Election changes, sex trafficking laws take effect with new year
Bills that crack down on human sex trafficking, address problems from the 2012 election, allow foster care children to remain in the program until 21, and provide an incentive for companies to expand their fleet of natural gas vehicles become law Wednesday.
Here are highlights of bills taking effect Jan. 1:
HB 7013: The law — quietly signed by Scott before heading to Chile for a trade mission in May — is aimed at cleaning up voting problems that plagued parts of the state during the November 2012 elections.
The law allows up to 14 days for early voting, though local supervisors could remain at the current eight days, and allows for more flexibility with early voting sites. It would limit the length of some ballot summaries for constitutional amendments.

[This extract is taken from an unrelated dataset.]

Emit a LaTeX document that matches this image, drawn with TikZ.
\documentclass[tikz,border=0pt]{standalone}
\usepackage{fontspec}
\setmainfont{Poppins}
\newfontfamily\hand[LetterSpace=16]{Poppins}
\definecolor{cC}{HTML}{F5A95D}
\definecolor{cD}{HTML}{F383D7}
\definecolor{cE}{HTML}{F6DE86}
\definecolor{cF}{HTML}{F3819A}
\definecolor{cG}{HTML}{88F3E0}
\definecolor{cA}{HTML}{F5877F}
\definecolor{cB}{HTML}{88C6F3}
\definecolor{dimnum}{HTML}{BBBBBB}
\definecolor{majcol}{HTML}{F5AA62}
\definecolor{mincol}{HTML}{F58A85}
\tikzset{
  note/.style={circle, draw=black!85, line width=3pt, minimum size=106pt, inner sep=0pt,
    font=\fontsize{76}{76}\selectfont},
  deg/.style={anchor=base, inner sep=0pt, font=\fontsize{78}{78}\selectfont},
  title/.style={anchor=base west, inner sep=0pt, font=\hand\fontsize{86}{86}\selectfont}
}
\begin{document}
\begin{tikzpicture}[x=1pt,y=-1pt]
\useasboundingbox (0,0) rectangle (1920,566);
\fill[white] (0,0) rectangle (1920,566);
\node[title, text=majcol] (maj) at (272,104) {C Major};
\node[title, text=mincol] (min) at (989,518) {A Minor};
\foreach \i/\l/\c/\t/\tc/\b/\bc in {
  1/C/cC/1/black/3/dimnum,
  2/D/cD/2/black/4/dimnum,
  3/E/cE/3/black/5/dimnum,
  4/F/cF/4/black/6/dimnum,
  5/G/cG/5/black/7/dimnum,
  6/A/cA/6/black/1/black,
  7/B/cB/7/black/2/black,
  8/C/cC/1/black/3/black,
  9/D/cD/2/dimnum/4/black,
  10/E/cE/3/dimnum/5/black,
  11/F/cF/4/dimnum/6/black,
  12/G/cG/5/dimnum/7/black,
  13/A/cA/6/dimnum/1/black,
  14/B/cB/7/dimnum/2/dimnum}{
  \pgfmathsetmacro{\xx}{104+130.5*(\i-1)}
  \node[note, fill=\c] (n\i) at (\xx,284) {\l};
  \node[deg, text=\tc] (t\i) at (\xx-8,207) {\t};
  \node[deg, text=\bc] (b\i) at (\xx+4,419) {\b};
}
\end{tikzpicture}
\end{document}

And it would dissolve a committee that sets the date of the presidential primary and instead requires that vote be held on the first Tuesday that complies with party rules. Both Republican and Democratic delegations to national conventions have lost members over the last several years as Florida vied for earlier primary dates.
HB 1325 and HB 1327: The measures establish a legal process for human-trafficking victims to get their criminal records expunged — typically for prostitution charges.

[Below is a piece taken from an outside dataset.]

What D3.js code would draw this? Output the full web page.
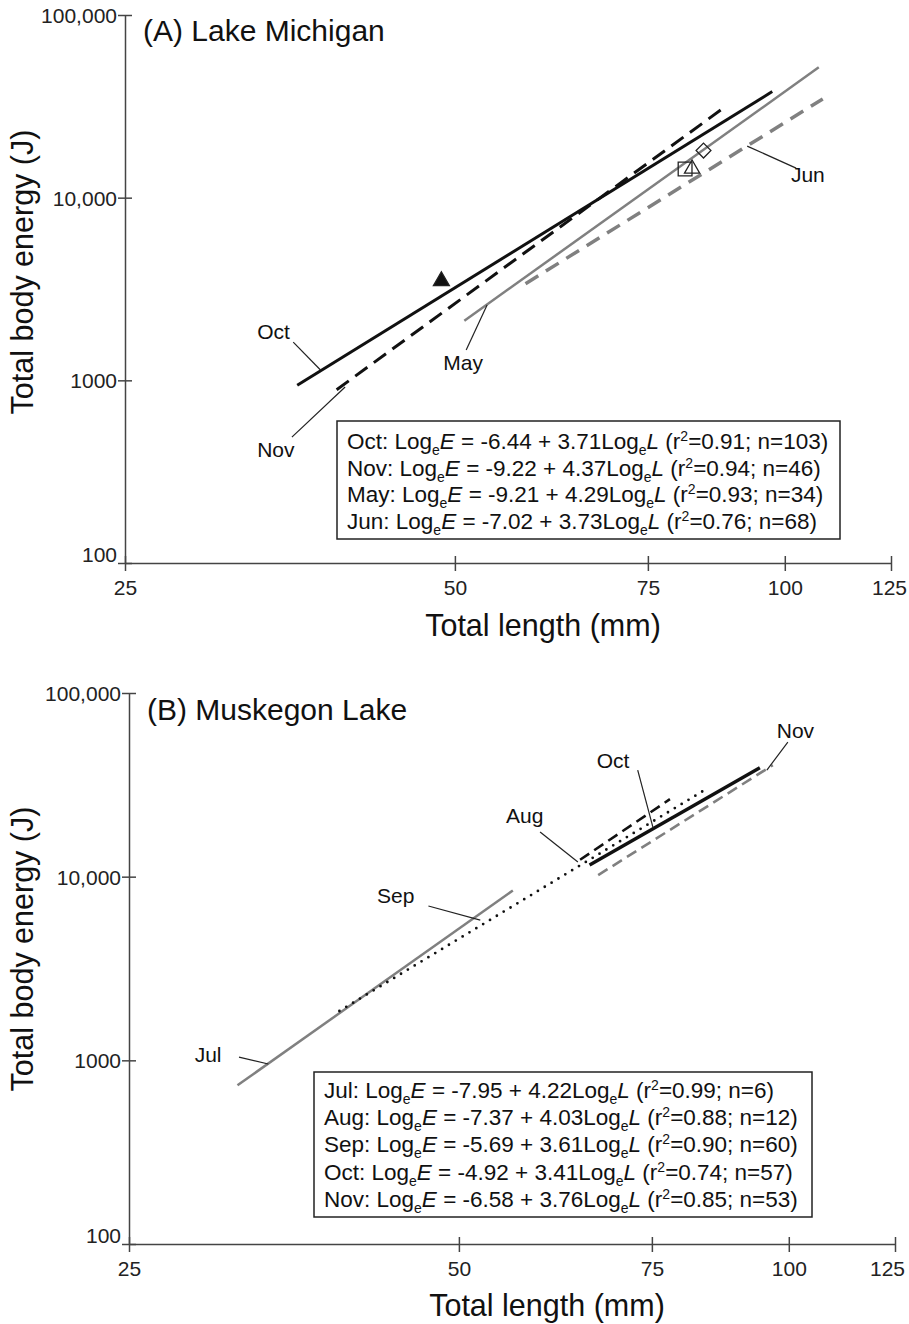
<!DOCTYPE html>
<html>
<head>
<meta charset="utf-8">
<script src="https://cdn.jsdelivr.net/npm/d3@7"></script>
<style>
  body { margin: 0; background: #fff; }
  svg { display: block; font-family: "Liberation Sans", Arial, Helvetica, sans-serif; }
</style>
</head>
<body>
<svg id="chart" width="909" height="1324"></svg>
<script>
// axis ticks (both panels)
const xTicks = [25, 50, 75, 100, 125];
const yTicks = [100, 1000, 10000, 100000];

// panel A: Lake Michigan regressions (line ends)
const monthsA = ["Oct", "Nov", "May", "Jun"];
const interceptA = ["-6.44", "-9.22", "-9.21", "-7.02"];
const slopeA = ["3.71", "4.37", "4.29", "3.73"];
const r2A = ["0.91", "0.94", "0.93", "0.76"];
const nA = [103, 46, 34, 68];
const lengthA = [[35.9, 97.4], [39.0, 88.0], [51.0, 107.4], [58.0, 108.3]];
const energyA = [[939, 38100], [889, 31100], [2120, 51700], [3380, 34700]];
const styleA = ["blackSolid", "blackDash", "greySolid", "greyDash"];

// panel A single points
const markerL = [48.6, 81.1, 82.3, 84.3];
const markerE = [3500, 14340, 14400, 18100];
const markerShape = ["triFilled", "square", "triOpen", "diamond"];

// panel A month labels: text spot and leader ends, in (length, energy)
const labelPosA = [[33.0, 1683], [33.0, 380], [48.8, 1139], [101.3, 12170]];
const leaderA = [
  [[35.6, 1620], [37.7, 1139]],
  [[35.5, 489], [39.7, 919]],
  [[51.2, 1465], [53.5, 2584]],
  [[92.4, 19160], [102.4, 14520]]
];

// panel B: Muskegon Lake regressions
const monthsB = ["Jul", "Aug", "Sep", "Oct", "Nov"];
const interceptB = ["-7.95", "-7.37", "-5.69", "-4.92", "-6.58"];
const slopeB = ["4.22", "4.03", "3.61", "3.41", "3.76"];
const r2B = ["0.99", "0.88", "0.90", "0.74", "0.85"];
const nB = [6, 12, 60, 57, 53];
const lengthB = [[31.4, 56.0], [64.5, 77.9], [38.9, 83.5], [65.8, 94.1], [67.0, 96.7]];
const energyB = [[731, 8410], [12360, 26420], [1856, 29250], [11570, 39190], [10200, 40500]];
const styleB = ["greySolid", "blackDashB", "blackDot", "blackSolidB", "greyDashB"];

const labelPosB = [[28.7, 979], [55.2, 19580], [42.1, 7183], [66.8, 39020], [97.5, 56830]];
const leaderB = [
  [[31.5, 1042], [33.5, 955]],
  [[59.3, 17490], [64.2, 12010]],
  [[46.9, 6920], [52.3, 5800]],
  [[72.8, 38050], [75.2, 18390]],
  [[99.8, 54030], [95.5, 38050]]
];

const BLACK = "#111";
const GREY = "#808080";
const AXIS = "#444";

const lineStyles = {
  blackSolid: { stroke: BLACK, width: 3, dash: null },
  blackSolidB: { stroke: BLACK, width: 3.4, dash: null },
  blackDash: { stroke: BLACK, width: 3, dash: "15 8" },
  blackDashB: { stroke: BLACK, width: 2.6, dash: "11 6" },
  blackDot: { stroke: BLACK, width: 2.8, dash: "0 8", cap: "round" },
  greySolid: { stroke: GREY, width: 2.5, dash: null },
  greyDash: { stroke: GREY, width: 3.5, dash: "15 9" },
  greyDashB: { stroke: GREY, width: 2.6, dash: "11 6" }
};

const svg = d3.select("#chart");

const panels = [
  {
    title: "(A) Lake Michigan",
    x0: 125, x1: 891, y0: 563, y1: 15,
    titleY: 41, yLabelY: 272, xLabelY: 636, lastTickShift: -2,
    months: monthsA, intercept: interceptA, slope: slopeA, r2: r2A, n: nA,
    lengths: lengthA, energies: energyA, styles: styleA,
    labelPos: labelPosA, leaders: leaderA,
    box: { x: 337, y: 421, w: 503, h: 118, textX: 347, firstY: 449, step: 26.7 },
    markers: true
  },
  {
    title: "(B) Muskegon Lake",
    x0: 129, x1: 895, y0: 1244, y1: 693,
    titleY: 720, yLabelY: 949, xLabelY: 1316, lastTickShift: -8,
    months: monthsB, intercept: interceptB, slope: slopeB, r2: r2B, n: nB,
    lengths: lengthB, energies: energyB, styles: styleB,
    labelPos: labelPosB, leaders: leaderB,
    box: { x: 314, y: 1072, w: 498, h: 145, textX: 324, firstY: 1098, step: 27.2 },
    markers: false
  }
];

panels.forEach(drawPanel);

function drawPanel(p) {
  const x = d3.scaleLog().domain([25, 125]).range([p.x0, p.x1]);
  const y = d3.scaleLog().domain([100, 100000]).range([p.y0, p.y1]);
  const g = svg.append("g");

  // x axis
  const xAxis = g.append("g")
    .attr("transform", `translate(0,${p.y0})`)
    .call(d3.axisBottom(x).tickValues(xTicks).tickFormat(d3.format("d")).tickSizeOuter(0));
  xAxis.attr("font-family", null).attr("font-size", null);
  xAxis.select(".domain").attr("stroke", AXIS).attr("stroke-width", 1.5);
  xAxis.selectAll(".tick line").attr("stroke", AXIS).attr("stroke-width", 1.5).attr("y1", -7).attr("y2", 8);
  xAxis.selectAll(".tick text").attr("fill", "#222").attr("font-size", 21)
    .attr("y", 32).attr("dy", 0)
    .attr("x", d => d === 125 ? p.lastTickShift : 0);

  // y axis
  const yAxis = g.append("g")
    .attr("transform", `translate(${p.x0},0)`)
    .call(d3.axisLeft(y).tickValues(yTicks)
      .tickFormat(d => d >= 10000 ? d3.format(",")(d) : String(d)).tickSizeOuter(0));
  yAxis.attr("font-family", null).attr("font-size", null);
  yAxis.select(".domain").attr("stroke", AXIS).attr("stroke-width", 1.5);
  yAxis.selectAll(".tick line").attr("stroke", AXIS).attr("stroke-width", 1.5).attr("x1", 7).attr("x2", -7);
  yAxis.selectAll(".tick text").attr("fill", "#222").attr("font-size", 21)
    .attr("x", -8).attr("dy", d => d === 100 ? "-0.05em" : "0.36em");

  // titles
  g.append("text").attr("x", p.x0 + 18).attr("y", p.titleY)
    .attr("font-size", 30).attr("fill", "#111").text(p.title);
  g.append("text").attr("transform", `translate(33,${p.yLabelY}) rotate(-90)`)
    .attr("text-anchor", "middle").attr("font-size", 30.5).attr("fill", "#111")
    .text("Total body energy (J)");
  g.append("text").attr("x", (p.x0 + p.x1) / 2 + 35).attr("y", p.xLabelY)
    .attr("text-anchor", "middle").attr("font-size", 30.5).attr("fill", "#111")
    .text("Total length (mm)");

  // regression lines
  const line = d3.line().x(d => x(d[0])).y(d => y(d[1]));
  p.months.forEach((m, i) => {
    const s = lineStyles[p.styles[i]];
    const pts = p.lengths[i].map((L, k) => [L, p.energies[i][k]]);
    g.append("path").attr("d", line(pts)).attr("fill", "none")
      .attr("stroke", s.stroke).attr("stroke-width", s.width)
      .attr("stroke-dasharray", s.dash)
      .attr("stroke-linecap", s.cap || "butt");
  });

  // month labels and their leader lines
  p.months.forEach((m, i) => {
    g.append("path").attr("d", line(p.leaders[i])).attr("fill", "none")
      .attr("stroke", "#222").attr("stroke-width", 1.2);
    g.append("text").attr("x", x(p.labelPos[i][0])).attr("y", y(p.labelPos[i][1]))
      .attr("font-size", 21).attr("fill", "#111").text(m);
  });

  // single points (panel A only)
  if (p.markers) {
    markerShape.forEach((shape, i) => {
      const cx = x(markerL[i]), cy = y(markerE[i]);
      let sym, rot = 0, fill = "none";
      if (shape === "triFilled") { sym = d3.symbol(d3.symbolTriangle, 110); fill = "#111"; }
      if (shape === "triOpen") sym = d3.symbol(d3.symbolTriangle, 100);
      if (shape === "square") sym = d3.symbol(d3.symbolSquare, 190);
      if (shape === "diamond") { sym = d3.symbol(d3.symbolSquare, 110); rot = 45; }
      g.append("path").attr("d", sym())
        .attr("transform", `translate(${cx},${cy}) rotate(${rot})`)
        .attr("fill", fill).attr("stroke", "#222").attr("stroke-width", 1.3);
    });
  }

  // equation box
  const b = p.box;
  g.append("rect").attr("x", b.x).attr("y", b.y).attr("width", b.w).attr("height", b.h)
    .attr("fill", "#fff").attr("stroke", "#222").attr("stroke-width", 1.5);
  p.months.forEach((m, i) => {
    const t = g.append("text").attr("x", b.textX).attr("y", b.firstY + i * b.step)
      .attr("font-size", 22.5).attr("fill", "#111");
    t.append("tspan").text(`${m}: Log`);
    t.append("tspan").attr("font-size", 14).attr("dy", 6).text("e");
    t.append("tspan").attr("dy", -6).attr("font-style", "italic").text("E");
    t.append("tspan").text(` = ${p.intercept[i]} + ${p.slope[i]}Log`);
    t.append("tspan").attr("font-size", 14).attr("dy", 6).text("e");
    t.append("tspan").attr("dy", -6).attr("font-style", "italic").text("L");
    t.append("tspan").text(" (r");
    t.append("tspan").attr("font-size", 14).attr("dy", -8).text("2");
    t.append("tspan").attr("dy", 8).text(`=${p.r2[i]}; n=${p.n[i]})`);
  });
}
</script>
</body>
</html>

The new laws only apply to crimes committed while the victims were being forced, threatened or coerced.
The measures ran through the Legislature as companions to a bill (HB 7005) that prevents the operation of massage establishments between midnight and 5 a.m. That bill –– which has exceptions for businesses that might offer massage services –– became law Oct. 1.
HB 579: This measure exempts natural gas from the state fuel tax for five years, provides an incentive for companies to expand their fleet of natural gas vehicles and, starting in 2019, establishes a fuel-tax structure for natural gas that is similar to that for diesel fuel.
The Natural Gas Fuel Fleet Vehicle Rebate Program offers rebates of up to 50 percent of the costs of converting certain vehicles to natural gas-powered vehicles. An applicant would be eligible to receive a maximum rebate of $25,000 per vehicle, up to a total of $250,000 per year.
The bill also requires any person selling natural gas fuel at retail in Florida to obtain a license from the Department of Revenue.
SB 1036: This law gives young adults the option to stay in foster care until age 21. Those in the foster care system would be allowed to remain in the program past the age of 18 if they are completing high school, postsecondary or vocational educations, participating in job-training programs, working at least 80 hours per month or are unable to participate due to disabilities.
The bill analysis concluded that it wouldn't cost more to allow children to stay in the system until 21 because youths who age out of foster care often end up homeless, jobless or in jail.